Mar 24, 2012

Greek Black: Powerful Symbol, Impeccable Style

"When I finished primary school in Distomo I had to go to the Gymnasium in Livadeia. At the time, traveling by bus from Distomo to Livadeia was too long and lasted three hours. When my father and I got off the bus in the morning, I saw 10 girls in colorful skirts. I asked him: '' Why do the girls wear such colors, father?" I had hitherto never seen a woman or a girl NOT wearing black in Distomo, because of the Holocaust in 1944" recalls Thanasis Panourgias, Distomo's mayor today, then only a young child.

The testimony reflects the nightmare of the Holocaust June 10, 1944 in Distomo, where 223 people -including elders, women and children- were massacred by the fourth Constitution of Police SS in retaliation for the losses the Germans had by partisans of the 3rd Constitution of the 34th battalion of ELAS (National Lberation Front).

old lady in Crete

Black was (and still is) synonymous with mourning in Greece. For a very long time, there was always someone in the family mourning for the loss of other members; be it from famine, or war, or hostile acts related losses (the Civil War, the Turkish invasion of Cyprus) ; or some of these combined. The longest time of continuous peace in Greece has been a mere 48 years (since 1974). This is why there are so many little old ladies clad in black attire, all wrinkled up in folklore pictures circulating all over the net; they still mourn family members lost in Nazi atrocities  most  likely.

Manos Katrakis

The tradition in villages was that if you lost your parents it was customary to wear black for at least 40 days (though many opted for a lot longer); if you lost a spouse, habitually for 7 years (or as long as you considered yourself a widow after that); and if you lost a never got out of black, you wore it for life....

papa-Noufrakis (the priest head of Orthodox Mass at the St.Sophia in 1919 in Istanbul)

Black is also the colour of choice for the clergy. From head to toe. Solemn and in accordance to the suffering of the grieving parish. Every parish had their own grievers, you see. 

Cretan attire

Mourning sometimes gets to an almost nationalistic level. The classic Cretan attire is consisting of black shirt (morning for the losses in the Cretan war against the Turks), beige or midnight blue jodhpurs ("vraka", a classic rider's pair of pants), black boots and a black crocheted handrkerchief tied on the forehead (the "sariki"). The tassels on the latter are representing tears for the Greek holocaust at Arcadi monastery.
[I have to say, despite myself, I find the effect very virile-looking.]

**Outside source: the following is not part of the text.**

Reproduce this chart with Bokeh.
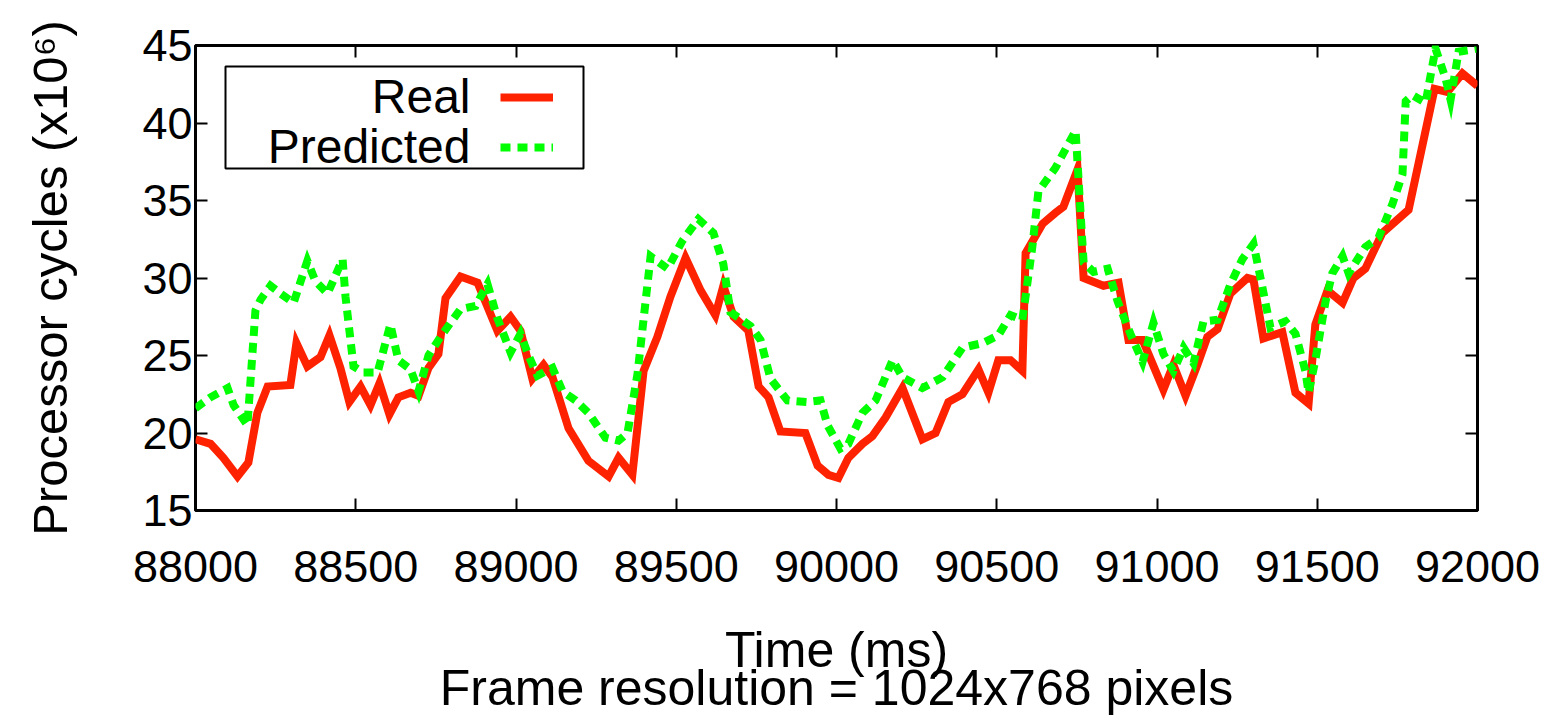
from bokeh.plotting import figure
from bokeh.models import (Range1d, FixedTicker, LinearAxis, BoxAnnotation, Label,
                          Legend, LegendItem, CustomJSTickFormatter, BasicTickFormatter)
from bokeh.core.properties import value
from bokeh.embed import file_html
from bokeh.resources import INLINE

# ---- data (time in ms, processor cycles x10^6) ----
real_t = [88000, 88047, 88087, 88131, 88165, 88193, 88225, 88296, 88315, 88349,
          88390, 88418, 88452, 88480, 88515, 88546, 88574, 88605, 88633, 88671,
          88696, 88727, 88758, 88780, 88827, 88880, 88942, 88983, 89014, 89051,
          89086, 89114, 89164, 89226, 89289, 89320, 89363, 89398, 89441, 89482,
          89529, 89576, 89622, 89647, 89679, 89725, 89757, 89788, 89825, 89903,
          89941, 89975, 90006, 90037, 90081, 90112, 90153, 90206, 90268, 90309,
          90349, 90393, 90443, 90474, 90505, 90543, 90580, 90590, 90643, 90683,
          90708, 90752, 90771, 90833, 90880, 90911, 90955, 91020, 91051, 91089,
          91126, 91157, 91189, 91229, 91282, 91301, 91332, 91391, 91432, 91473,
          91494, 91532, 91579, 91613, 91650, 91703, 91785, 91866, 91906, 91953,
          92000]
real_v = [19.6, 19.3, 18.4, 17.2, 18.1, 21.3, 23.0, 23.1, 25.8, 24.3,
          24.9, 26.3, 24.2, 22.0, 23.0, 21.8, 23.2, 21.2, 22.3, 22.6,
          22.4, 24.2, 25.1, 28.7, 30.1, 29.7, 26.6, 27.5, 26.6, 23.5,
          24.4, 23.6, 20.3, 18.2, 17.2, 18.4, 17.3, 24.0, 26.2, 28.8,
          31.3, 29.2, 27.6, 29.5, 27.5, 26.6, 23.0, 22.3, 20.1, 20.0,
          17.9, 17.3, 17.1, 18.4, 19.3, 19.8, 21.0, 22.9, 19.6, 20.0,
          22.0, 22.5, 24.1, 22.6, 24.7, 24.7, 24.0, 31.6, 33.5, 34.2,
          34.6, 37.0, 30.0, 29.5, 29.7, 26.0, 26.0, 22.8, 24.4, 22.4,
          24.4, 26.2, 26.7, 29.0, 30.0, 29.9, 26.1, 26.5, 22.6, 21.9,
          27.0, 29.2, 28.4, 30.0, 30.6, 32.9, 34.4, 42.2, 42.0, 43.2,
          42.4]

pred_t = [88000, 88047, 88100, 88119, 88162, 88187, 88203, 88234, 88265, 88306,
          88349, 88374, 88412, 88459, 88468, 88493, 88524, 88568, 88608, 88633,
          88671, 88696, 88727, 88771, 88827, 88874, 88911, 88942, 88983, 89014,
          89039, 89067, 89114, 89145, 89186, 89226, 89279, 89320, 89348, 89379,
          89420, 89473, 89519, 89569, 89616, 89647, 89669, 89732, 89763, 89794,
          89847, 89909, 89950, 89972, 90012, 90037, 90081, 90122, 90175, 90206,
          90268, 90331, 90393, 90456, 90505, 90543, 90580, 90611, 90630, 90683,
          90746, 90771, 90802, 90846, 90877, 90917, 90955, 90989, 91020, 91051,
          91083, 91114, 91145, 91189, 91229, 91266, 91301, 91323, 91354, 91401,
          91432, 91463, 91473, 91494, 91526, 91547, 91579, 91598, 91650, 91691,
          91735, 91766, 91776, 91797, 91838, 91869, 91900, 91916, 91941, 92000]
pred_v = [21.6, 22.3, 22.9, 21.8, 20.5, 27.9, 28.6, 29.5, 29.0, 28.4,
          31.1, 29.8, 29.0, 31.2, 28.8, 24.3, 23.9, 23.9, 27.0, 24.7,
          24.1, 22.7, 25.0, 26.4, 28.0, 28.2, 29.6, 27.4, 25.2, 26.4,
          25.0, 23.7, 24.2, 22.7, 22.1, 21.3, 19.7, 19.5, 20.0, 23.8,
          31.4, 30.6, 32.4, 33.8, 32.9, 30.9, 27.8, 26.9, 26.0, 23.5,
          22.1, 22.0, 22.1, 20.5, 19.0, 19.3, 21.3, 22.1, 24.7, 23.6,
          22.9, 23.6, 25.5, 25.8, 26.3, 27.6, 27.3, 32.0, 35.6, 37.1,
          39.5, 31.0, 30.4, 30.6, 28.5, 26.4, 24.6, 27.1, 25.1, 24.0,
          25.5, 24.5, 27.2, 27.3, 29.6, 31.2, 32.2, 30.0, 26.8, 27.2,
          26.4, 24.0, 22.6, 24.7, 28.5, 30.3, 31.4, 30.3, 32.0, 32.6,
          34.8, 36.7, 41.4, 41.8, 41.3, 44.8, 42.9, 41.5, 44.6, 44.8]

x_ticks = [88000, 88500, 89000, 89500, 90000, 90500, 91000, 91500, 92000]
y_ticks = [15, 20, 25, 30, 35, 40, 45]

series_names = ["Real", "Predicted"]
x_title = "Time (ms)\nFrame resolution = 1024x768 pixels"
y_title = "Processor cycles (x10\u2076)"

FONT = "Liberation Sans"
RED = "#ff2200"
GREEN = "#00ff00"

p = figure(width=1548, height=720,
           x_range=Range1d(88000, 92000), y_range=Range1d(15, 45),
           output_backend="svg", toolbar_location=None,
           min_border_left=195, min_border_right=71,
           min_border_top=45, min_border_bottom=210)
p.grid.visible = False
p.outline_line_color = "black"
p.outline_line_width = 3
p.background_fill_color = "white"
p.border_fill_color = "white"

r_real = p.line(real_t, real_v, line_color=RED, line_width=8, line_join="miter")
r_pred = p.line(pred_t, pred_v, line_color=GREEN, line_width=8,
                line_dash="10 7", line_join="miter")


def style_axis(ax):
    ax.major_tick_in = 12
    ax.major_tick_out = 0
    ax.major_tick_line_width = 2
    ax.major_tick_line_color = "black"
    ax.minor_tick_line_color = None
    ax.axis_line_color = None
    ax.major_label_text_font = FONT
    ax.major_label_text_color = "black"
    ax.axis_label_text_font = FONT
    ax.axis_label_text_font_style = "normal"
    ax.axis_label_text_color = "black"


xa = p.xaxis[0]
style_axis(xa)
xa.ticker = FixedTicker(ticks=x_ticks)
xa.formatter = BasicTickFormatter(use_scientific=False)
xa.major_label_text_font_size = "45px"
xa.major_label_standoff = 40
xa.axis_label = x_title
xa.axis_label_text_font_size = "50px"
xa.axis_label_text_line_height = 0.68
xa.axis_label_standoff = 37

ya = p.yaxis[0]
style_axis(ya)
ya.ticker = FixedTicker(ticks=y_ticks)
ya.major_label_text_font_size = "45px"
ya.major_label_standoff = 3
ya.axis_label = y_title
ya.axis_label_text_font_size = "49px"
ya.axis_label_standoff = 62

blank = "return ''"
top = LinearAxis(ticker=FixedTicker(ticks=x_ticks),
                 formatter=CustomJSTickFormatter(code=blank))
style_axis(top)
top.major_label_standoff = 0
p.add_layout(top, "above")

right = LinearAxis(ticker=FixedTicker(ticks=y_ticks),
                   formatter=CustomJSTickFormatter(code=blank))
style_axis(right)
right.major_label_standoff = 0
p.add_layout(right, "right")

# legend box (gnuplot style: label text on the left, sample on the right)
box = BoxAnnotation(left=30, right=388, top=444, bottom=342,
                    left_units="screen", right_units="screen",
                    top_units="screen", bottom_units="screen",
                    fill_color="white", fill_alpha=1.0,
                    line_color="black", line_alpha=1.0, line_width=2)
p.add_layout(box)

legend = Legend(items=[LegendItem(label=value(" "), renderers=[r_real]),
                       LegendItem(label=value(" "), renderers=[r_pred])],
                location=(305, 338), glyph_width=53, glyph_height=50,
                spacing=0, padding=0, margin=0, label_standoff=0,
                label_width=0, label_height=50, label_text_font_size="8px",
                border_line_color=None, background_fill_alpha=0)
p.add_layout(legend)

for txt, yb in zip(series_names, [414, 364]):
    p.add_layout(Label(x=275, y=yb, x_units="screen", y_units="screen",
                       text=txt, text_align="right", text_baseline="alphabetic",
                       text_font=FONT, text_font_size="48px", text_color="black"))

open("out.html", "w").write(file_html(p, INLINE))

Black looks exceptionally good under the intense sun, against the white houses and the blue sea (as does white) or the grey of the rock. This is probably why it ended up defining Greek style. All the other colours gain an added intensity under the sun, sometimes to the point of blinding. You just can't go wrong with black.

Elli Lambeti in A Girl in Black (1956)
dance performance En Attendant
dress by Elena Troulakis
Dress by Elena Troulakis

photos via,,,,,


  1. Anonymous01:58

    Whoa! I never knew that piece of history and/or that that massacre had happened in Greece! That is tragic. Thank you for the history lesson. I always wondered about the black dresses that I see on the elderly women in Greek photographs and even postcards. Now I know.

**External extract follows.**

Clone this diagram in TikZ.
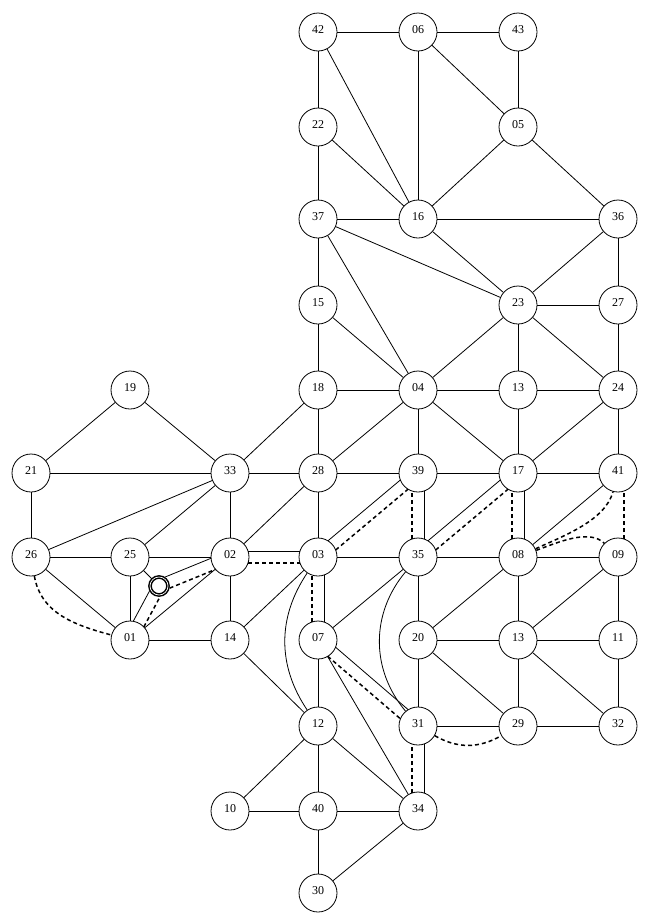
\documentclass[tikz,border=0pt]{standalone}
\usepackage{fontspec}
\setmainfont{Liberation Serif}
\usetikzlibrary{calc}
\newcommand\offedge[5]{\draw[#1] ($(#2)!6pt!#4:(#3)$) -- ($(#3)!6pt!#5:(#2)$);}
\begin{document}
\begin{tikzpicture}[x=1pt,y=1pt,
  vtx/.style={circle, draw, line width=0.8pt, minimum size=38pt, inner sep=0pt,
    font=\fontsize{12}{12}\selectfont, text height=8pt, text depth=6pt, fill=white},
  ring/.style={circle, draw, double, line width=1.5pt, double distance=0.7pt,
    minimum size=18pt, inner sep=0pt},
  edge/.style={line width=0.8pt},
  dsh/.style={line width=1.5pt, dash pattern=on 4pt off 3pt},
  sh/.style={shorten <=18pt, shorten >=18pt},
  shs/.style={shorten <=18pt, shorten >=9pt},
  ssh/.style={shorten <=9pt, shorten >=18pt}]
\useasboundingbox (0,0) rectangle (649,-924);
% nodes
\foreach \nm/\lab/\x/\y in {
  n42/42/318/32, n06/06/418/32, n43/43/518/32,
  n22/22/318/127, n05/05/518/127,
  n37/37/318/219, n16/16/418/219, n36/36/618/219,
  n15/15/318/305, n23/23/518/305, n27/27/618/305,
  n19/19/130/390, n18/18/318/390, n04/04/418/390, n13a/13/518/390, n24/24/618/390,
  n21/21/31/473, n33/33/230/473, n28/28/318/473, n39/39/418/473, n17/17/518/473, n41/41/618/473,
  n26/26/31/557, n25/25/130/557, n02/02/230/557, n03/03/318/557, n35/35/418/557, n08/08/518/557, n09/09/618/557,
  n01/01/130/640, n14/14/230/640, n07/07/318/640, n20/20/418/640, n13b/13/518/640, n11/11/618/640,
  n12/12/318/726, n31/31/418/726, n29/29/518/726, n32/32/618/726,
  n10/10/230/811, n40/40/318/811, n34/34/418/811,
  n30/30/318/893}
  \node[vtx] (\nm) at (\x,-\y) {\lab};
\node[ring] (S) at (159,-586) {};
% single solid edges
\foreach \a/\b in {
  n42/n06, n06/n43, n42/n22, n42/n16, n06/n16, n06/n05, n43/n05, n22/n37, n22/n16,
  n05/n16, n05/n36, n37/n16, n16/n36, n37/n15, n37/n23, n37/n04, n16/n23, n36/n23,
  n36/n27, n23/n27, n15/n18, n15/n04, n23/n04, n23/n13a, n23/n24, n27/n24, n18/n04,
  n04/n13a, n13a/n24, n18/n28, n04/n28, n04/n39, n04/n17, n13a/n17, n24/n17, n24/n41,
  n28/n39, n39/n17, n17/n41, n18/n33,
  n19/n21, n19/n33, n21/n33, n21/n26, n26/n33, n25/n33, n33/n28, n33/n02, n28/n02,
  n26/n25, n25/n02, n26/n01, n25/n01, n25/S, n02/n01, n01/n14, n02/n14, n14/n03, n14/n12,
  n28/n03, n03/n35, n35/n08, n41/n08, n08/n09, n35/n07, n35/n20, n08/n20, n08/n13b,
  n09/n13b, n09/n11, n20/n13b, n13b/n11, n07/n12, n07/n34, n20/n31, n20/n29, n13b/n29,
  n13b/n32, n11/n32, n31/n29, n12/n34, n12/n40, n12/n10, n40/n34, n40/n10, n40/n30,
  n34/n30, n29/n32}
  \draw[edge] (\a) -- (\b);
% curved solid edges
\draw[edge] (n03) to[bend right=34] (n12);
\draw[edge] (n35) to[bend right=40] (n31);
% paired edges: solid + dashed
\offedge{edge,shs}{n01}{S}{90}{-90}
\offedge{dsh,shs}{n01}{S}{-90}{90}
\offedge{edge,ssh}{S}{n02}{90}{-90}
\offedge{dsh,ssh}{S}{n02}{-90}{90}
\offedge{edge,sh}{n02}{n03}{90}{-90}
\offedge{dsh,sh}{n02}{n03}{-90}{90}
\offedge{edge,sh}{n03}{n39}{90}{-90}
\offedge{dsh,sh}{n03}{n39}{-90}{90}
\offedge{dsh,sh}{n35}{n39}{90}{-90}
\offedge{edge,sh}{n35}{n39}{-90}{90}
\offedge{edge,sh}{n35}{n17}{90}{-90}
\offedge{dsh,sh}{n35}{n17}{-90}{90}
\offedge{dsh,sh}{n08}{n17}{90}{-90}
\offedge{edge,sh}{n08}{n17}{-90}{90}
\offedge{dsh,sh}{n09}{n41}{-90}{90}
\offedge{dsh,sh}{n07}{n03}{90}{-90}
\offedge{edge,sh}{n07}{n03}{-90}{90}
\offedge{edge,sh}{n07}{n31}{90}{-90}
\offedge{dsh,sh}{n07}{n31}{-90}{90}
\offedge{dsh,sh}{n34}{n31}{90}{-90}
\offedge{edge,sh}{n34}{n31}{-90}{90}
% dashed curves
\draw[dsh] (n08) to[out=25,in=-105,looseness=0.8] (n41);
\draw[dsh] (n08) to[out=20,in=135,looseness=0.8] (n09);
\draw[dsh] (n31) to[bend right=30] (n29);
\draw[dsh] (n26) to[out=-80,in=165] (n01);
\end{tikzpicture}
\end{document}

    1. You're welcome, I guess :-) (Not a pleasant subject, but...)

      There's a long list of Nazi atrocities in Greece if you're interested (link to wiki):
      Nazi atrocities in Greece
      All of them, btw, NEVER given war reparations by the German state (As a gesture of good will at the end of the war on the nation's side there were no demands made, as a favor to our ally, the USA, who also -needs to be said- didn't demand reparations themselves. Later, they were not given, even though there were demands on them and they were officially admitted as war crimes)

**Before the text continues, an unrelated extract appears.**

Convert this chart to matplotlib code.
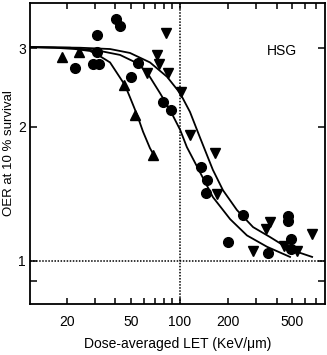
import numpy as np
import matplotlib
matplotlib.use('Agg')
import matplotlib.pyplot as plt
from matplotlib.ticker import FixedLocator, NullFormatter, NullLocator

plt.rcParams['font.family'] = ['Liberation Sans', 'DejaVu Sans']

# measured points
circ_x = [22.4, 30.6, 30.6, 29.0, 31.6, 40.3, 42.4, 50.0, 55.2, 78.9, 88.5, 136, 147, 146,
          248, 201, 354, 469, 472, 492, 492]
circ_y = [2.71, 3.21, 2.94, 2.77, 2.77, 3.49, 3.37, 2.59, 2.78, 2.27, 2.18, 1.62, 1.52, 1.42,
          1.27, 1.10, 1.04, 1.26, 1.23, 1.12, 1.06]

up_x = [18.5, 23.7, 45.5, 52.9, 68.4]
up_y = [2.87, 2.95, 2.48, 2.12, 1.73]

down_x = [82.4, 72.5, 74.5, 62.8, 84.2, 101.4, 116, 165, 171, 284, 342, 365, 446, 537, 660]
down_y = [3.25, 2.90, 2.77, 2.64, 2.64, 2.39, 1.92, 1.75, 1.41, 1.05, 1.18, 1.22, 1.08, 1.05, 1.15]

# fitted curves
fit_a_x = [11.8, 16.8, 22.4, 27.8, 32.1, 37.0, 40.9, 45.8, 49.2, 54.4, 59.3, 65.5, 70.4]
fit_a_y = [3.02, 3.01, 2.99, 2.96, 2.88, 2.79, 2.64, 2.48, 2.33, 2.13, 1.95, 1.79, 1.71]

fit_b_x = [11.8, 20.9, 32.1, 42.7, 54.4, 62.8, 75.6, 87.3, 100.7, 111, 134, 161, 206, 262, 349, 485]
fit_b_y = [3.02, 3.01, 2.96, 2.90, 2.78, 2.65, 2.38, 2.18, 1.97, 1.80, 1.58, 1.39, 1.24, 1.14, 1.075, 1.02]

fit_c_x = [11.8, 24.1, 37.0, 49.2, 65.5, 83.6, 100.7, 116, 134, 161, 186, 227, 286, 365, 485, 665]
fit_c_y = [3.02, 3.01, 2.99, 2.93, 2.79, 2.59, 2.38, 2.16, 1.89, 1.60, 1.44, 1.30, 1.19, 1.13, 1.06, 1.02]

x_ticks = [20, 30, 40, 50, 60, 70, 80, 90, 100, 200, 300, 400, 500, 600, 700]
x_labels = [20, 50, 100, 200, 500]
y_ticks = [0.9, 1, 2, 3]
y_labels = [1, 2, 3]

fig = plt.figure(figsize=(3.27, 3.55), dpi=100)
ax = fig.add_axes([0.092, 0.144, 0.902, 0.847])
ax.set_xscale('log')
ax.set_yscale('log')
ax.set_xlim(11.8, 800)
ax.set_ylim(0.8, 3.79)

ax.axvline(100, color='black', linestyle=(0, (1, 1)), lw=1.1, zorder=1)
ax.axhline(1, color='black', linestyle=(0, (1, 1)), lw=1.1, zorder=1)

for fx, fy in [(fit_a_x, fit_a_y), (fit_b_x, fit_b_y), (fit_c_x, fit_c_y)]:
    ax.plot(fx, fy, color='black', lw=1.3, zorder=2)

ax.plot(circ_x, circ_y, 'o', color='black', ms=7, zorder=3)
ax.plot(up_x, up_y, '^', color='black', ms=7, zorder=3)
ax.plot(down_x, down_y, 'v', color='black', ms=7, zorder=3)

ax.xaxis.set_major_locator(FixedLocator(x_ticks))
ax.xaxis.set_minor_locator(NullLocator())
ax.set_xticklabels([str(t) if t in x_labels else '' for t in x_ticks])
ax.yaxis.set_major_locator(FixedLocator(y_ticks))
ax.yaxis.set_minor_locator(NullLocator())
ax.set_yticklabels([str(t) if t in y_labels else '' for t in y_ticks])
ax.xaxis.set_minor_formatter(NullFormatter())
ax.yaxis.set_minor_formatter(NullFormatter())

ax.tick_params(direction='in', top=True, right=True, length=4, width=1.1,
               labelsize=10, pad=8)
ax.tick_params(axis='y', length=5, pad=3)
for s in ax.spines.values():
    s.set_linewidth(1.3)

ax.text(0.855, 0.84, 'HSG', transform=ax.transAxes, fontsize=10, ha='center', va='center')
ax.set_xlabel('Dose-averaged LET (KeV/\u03bcm)', fontsize=10, labelpad=6)
ax.set_ylabel('OER at 10 % survival', fontsize=9.5)
ax.yaxis.set_label_coords(-0.05, 0.5)

fig.savefig('out.png', dpi=100)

      I have been to Kalavryta village ~where every male present from 12 onwards was machine-gunned by a Nazi fire squad (and the women & children locked in the school and set on fire!) and the mass graves memorial is heart-stopping: hundreds of oil-lamps burning inside a crypt...

      In Distomo the Nazi savagery was such that babies were bayonneted in their cribs, pregnant women speared in the belly, elders tortured and shot, children skinned alive. It was truly barbaric.

      It's fascinating to also see how the Nazis treated their Italian "allies" troops at the massacre of Cephallonia. This is the central plot in the Louis de Bernières's novel "Captain Corelli's Mandolin" (if you haven't read it, the book is far superior to the -rather nice, if not 100% faithful- film starring Nic Cage and Penelope Cruz).

      You see, this is why there is so much bad blood now that Germany is taking over the fates of Europe again. There are still elders who remember...

      It's a people who have greatly suffered, the Greek people. It's even evident in our language. But that's fodder for another post soon ;-)

  2. Anonymous03:23

    Not pleasant indeed. I don't even have the words to articulate what happened to Greece and others that were victims of the Nazi's. I will look at the link(s).